## EXERCISE AIM
Pictures stay out of this copy, which runs from the first line of the material through the line containing "month_mids = [m + 0.5 for m in range(12)]".

## SOURCE MATERIAL

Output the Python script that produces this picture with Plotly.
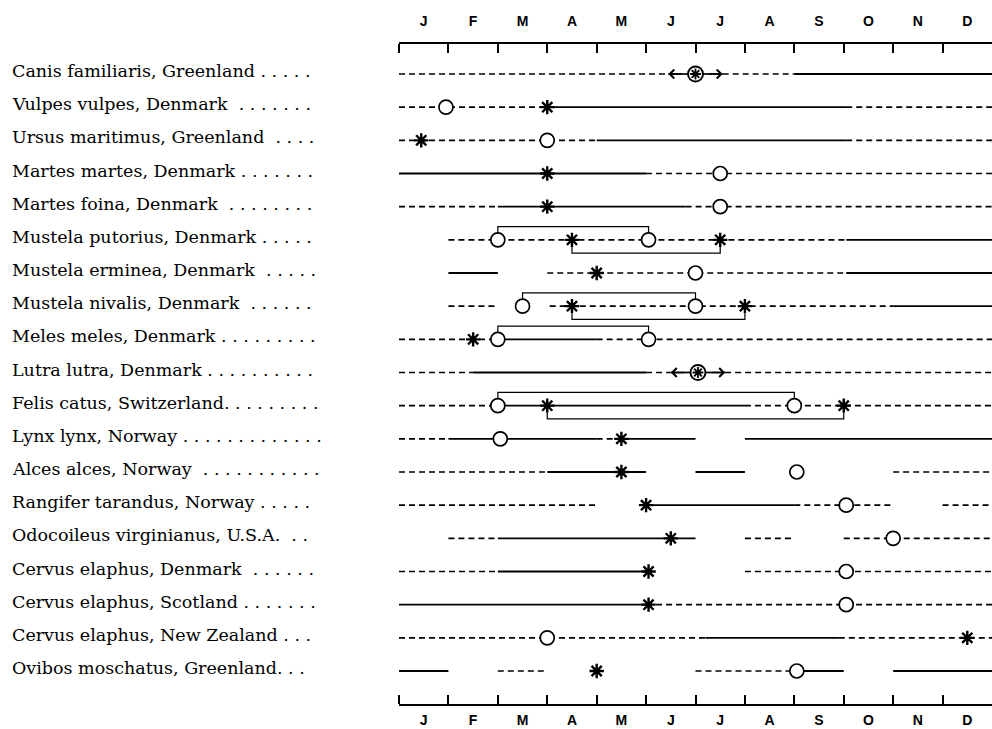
import plotly.graph_objects as go

months = ['J', 'F', 'M', 'A', 'M', 'J', 'J', 'A', 'S', 'O', 'N', 'D']
month_bounds = list(range(12))
month_mids = [m + 0.5 for m in range(12)]

species = [
    'Canis familiaris, Greenland . . . . .',
    'Vulpes vulpes, Denmark  . . . . . . .',
    'Ursus maritimus, Greenland  . . . .',
    'Martes martes, Denmark . . . . . . .',
    'Martes foina, Denmark  . . . . . . . .',
    'Mustela putorius, Denmark . . . . .',
    'Mustela erminea, Denmark  . . . . .',
    'Mustela nivalis, Denmark  . . . . . .',
    'Meles meles, Denmark . . . . . . . . .',
    'Lutra lutra, Denmark . . . . . . . . . .',
    'Felis catus, Switzerland. . . . . . . . .',
    'Lynx lynx, Norway . . . . . . . . . . . . .',
    'Alces alces, Norway  . . . . . . . . . . .',
    'Rangifer tarandus, Norway . . . . .',
    'Odocoileus virginianus, U.S.A.  . .',
    'Cervus elaphus, Denmark  . . . . . .',
    'Cervus elaphus, Scotland . . . . . . .',
    'Cervus elaphus, New Zealand . . .',
    'Ovibos moschatus, Greenland. . .',
]

# solid line segments (row, start month, end month)
solid_row = [0, 1, 2, 3, 4, 5, 6, 6, 7, 8, 9, 10, 11, 11, 11, 12, 12, 13, 14, 15, 16, 17, 18, 18, 18]
solid_start = [8.0, 3.0, 4.0, 0.0, 2.0, 9.05, 1.0, 9.05, 10.0, 2.0, 1.5, 2.0, 1.0, 4.5, 7.0, 3.0, 6.0, 5.0, 2.0, 2.0, 0.0, 6.2, 0.0, 8.0, 10.0]
solid_end = [12, 9.05, 9.05, 5.0, 5.8, 12, 2.0, 12, 12, 4.0, 5.0, 7.0, 4.0, 6.0, 12, 5.0, 7.0, 8.0, 6.0, 5.0, 5.0, 8.9, 1.0, 9.0, 12]

# dashed line segments (row, start month, end month)
dash_row = [0, 0, 1, 1, 2, 2, 3, 4, 4, 5, 6, 7, 7, 8, 8, 9, 9, 9, 10, 10, 11, 11, 12, 12, 13, 13, 13, 14, 14, 14, 15, 15, 16, 17, 17, 18, 18]
dash_start = [0.0, 6.55, 0.0, 9.05, 0.0, 9.05, 5.0, 0.0, 5.8, 1.0, 3.0, 1.0, 3.05, 0.0, 4.0, 0.0, 5.0, 6.6, 0.0, 7.0, 0.0, 4.0, 0.0, 10.0, 0.0, 8.0, 11.0, 1.0, 7.0, 9.0, 0.0, 7.0, 5.0, 0.0, 8.9, 2.0, 6.0]
dash_end = [5.45, 8.0, 3.0, 12, 4.0, 12, 12, 2.0, 12, 9.05, 9.05, 2.0, 10.0, 2.0, 12, 1.5, 5.5, 12, 2.0, 12, 1.0, 4.5, 3.0, 12, 4.0, 10.0, 12, 2.0, 8.0, 12, 2.0, 12, 12, 6.2, 12, 3.0, 8.0]

# open circles (row, month)
circle_row = [1, 2, 3, 4, 5, 5, 6, 7, 7, 8, 8, 10, 10, 11, 12, 13, 14, 15, 16, 17, 18]
circle_month = [0.95, 3.0, 6.5, 6.5, 2.0, 5.05, 6.0, 2.5, 6.0, 2.0, 5.05, 2.0, 8.0, 2.05, 8.05, 9.05, 10.0, 9.05, 9.05, 3.0, 8.05]

# asterisks (row, month)
star_row = [1, 2, 3, 4, 5, 5, 6, 7, 7, 8, 10, 10, 11, 12, 13, 14, 15, 16, 17, 18]
star_month = [3.0, 0.45, 3.0, 3.0, 3.5, 6.5, 4.0, 3.5, 7.0, 1.5, 3.0, 9.0, 4.5, 4.5, 5.0, 5.5, 5.05, 5.05, 11.5, 4.0]

# circled asterisks with arrows either side (row, month, left arrow head, right arrow head)
both_row = [0, 9]
both_month = [6.0, 6.05]
arrow_left = [5.45, 5.5]
arrow_right = [6.55, 6.6]

# brackets above (joining circles) and below (joining asterisks)
upper_row = [5, 7, 8, 10]
upper_from = [2.0, 2.5, 2.0, 2.0]
upper_to = [5.05, 6.0, 5.05, 8.0]
lower_row = [5, 7, 10]
lower_from = [3.5, 3.5, 3.0]
lower_to = [6.5, 7.0, 9.0]

# ---------------------------------------------------------------
ROW_PX = 33.17


def seg_xy(rows, starts, ends):
    xs, ys = [], []
    for r, a, b in zip(rows, starts, ends):
        xs += [a, b, None]
        ys += [r, r, None]
    return xs, ys


fig = go.Figure()

sx, sy = seg_xy(dash_row, dash_start, dash_end)
fig.add_trace(go.Scatter(x=sx, y=sy, mode='lines', hoverinfo='skip',
                         line=dict(color='black', width=1.7, dash='6px,4px')))
sx, sy = seg_xy(solid_row, solid_start, solid_end)
fig.add_trace(go.Scatter(x=sx, y=sy, mode='lines', hoverinfo='skip',
                         line=dict(color='black', width=1.9)))

# brackets
bx, by = [], []
up, lo_ = 0.40, 0.21
for r, a, b in zip(upper_row, upper_from, upper_to):
    bx += [a, a, b, b, None]
    by += [r - lo_, r - up, r - up, r - lo_, None]
for r, a, b in zip(lower_row, lower_from, lower_to):
    bx += [a, a, b, b, None]
    by += [r + lo_, r + up, r + up, r + lo_, None]
fig.add_trace(go.Scatter(x=bx, y=by, mode='lines', hoverinfo='skip',
                         line=dict(color='black', width=1.2)))

# arrow shafts for circled asterisks
ax_, ay_ = [], []
for r, m, la, ra in zip(both_row, both_month, arrow_left, arrow_right):
    ax_ += [la, m, None, m, ra, None]
    ay_ += [r, r, None, r, r, None]
fig.add_trace(go.Scatter(x=ax_, y=ay_, mode='lines', hoverinfo='skip',
                         line=dict(color='black', width=1.7)))

fig.add_trace(go.Scatter(x=circle_month, y=circle_row, mode='markers', hoverinfo='skip',
                         marker=dict(symbol='circle', size=14, color='white',
                                     line=dict(color='black', width=1.7))))
fig.add_trace(go.Scatter(x=star_month, y=star_row, mode='markers', hoverinfo='skip',
                         marker=dict(symbol='asterisk-open', size=12, color='black',
                                     line=dict(color='black', width=2.4))))
fig.add_trace(go.Scatter(x=both_month, y=both_row, mode='markers', hoverinfo='skip',
                         marker=dict(symbol='circle', size=15, color='white',
                                     line=dict(color='black', width=1.9))))
fig.add_trace(go.Scatter(x=both_month, y=both_row, mode='markers', hoverinfo='skip',
                         marker=dict(symbol='asterisk-open', size=9, color='black',
                                     line=dict(color='black', width=1.8))))

# arrow heads
for r, m, la, ra in zip(both_row, both_month, arrow_left, arrow_right):
    for head, tail in ((la, m - 0.25), (ra, m + 0.25)):
        fig.add_annotation(x=head, y=r, ax=tail, ay=r, xref='x', yref='y',
                           axref='x', ayref='y', text='', showarrow=True,
                           arrowhead=4, arrowsize=1.1, arrowwidth=1.6,
                           arrowcolor='black')

# top labels axis (invisible trace)
fig.add_trace(go.Scatter(x=[0, 12], y=[0, 0], xaxis='x2', mode='markers',
                         marker=dict(opacity=0), hoverinfo='skip'))

# species labels
for i, name in enumerate(species):
    fig.add_annotation(x=-(399 - 10) / 593, xref='paper', y=i, yref='y',
                       text=name, showarrow=False, xanchor='left', yanchor='middle',
                       yshift=3,
                       font=dict(family='DejaVu Serif', size=17.5, color='black'))

tickfont = dict(family='Liberation Sans', size=14, color='black', weight='bold')
fig.update_layout(
    width=992, height=729,
    margin=dict(l=399, r=0, t=44, b=25),
    paper_bgcolor='white', plot_bgcolor='white',
    showlegend=False,
    xaxis=dict(range=[0, 12], tickvals=month_mids, ticktext=months, ticks='',
               showgrid=False, zeroline=False, showline=True, linecolor='black',
               linewidth=2, mirror='ticks', tickfont=tickfont, ticklabelstandoff=2,
               minor=dict(tickvals=month_bounds, ticks='inside', ticklen=9,
                          tickwidth=1.5, tickcolor='black', showgrid=False)),
    xaxis2=dict(range=[0, 12], overlaying='x', side='top', matches='x',
                tickvals=month_mids, ticktext=months, ticks='', showgrid=False,
                zeroline=False, showline=False, tickfont=tickfont,
                ticklabelstandoff=14),
    yaxis=dict(range=[18 + 33 / ROW_PX, -30 / ROW_PX], visible=False,
               showgrid=False, zeroline=False),
)

fig.write_html('out.html', config={'displayModeBar': False},
               post_script="document.body.style.margin='0';document.body.style.overflow='hidden';")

## OUTPUT OF THE TASK
Output the Python script that produces this picture with Plotly.
import plotly.graph_objects as go

months = ['J', 'F', 'M', 'A', 'M', 'J', 'J', 'A', 'S', 'O', 'N', 'D']
month_bounds = list(range(12))
month_mids = [m + 0.5 for m in range(12)]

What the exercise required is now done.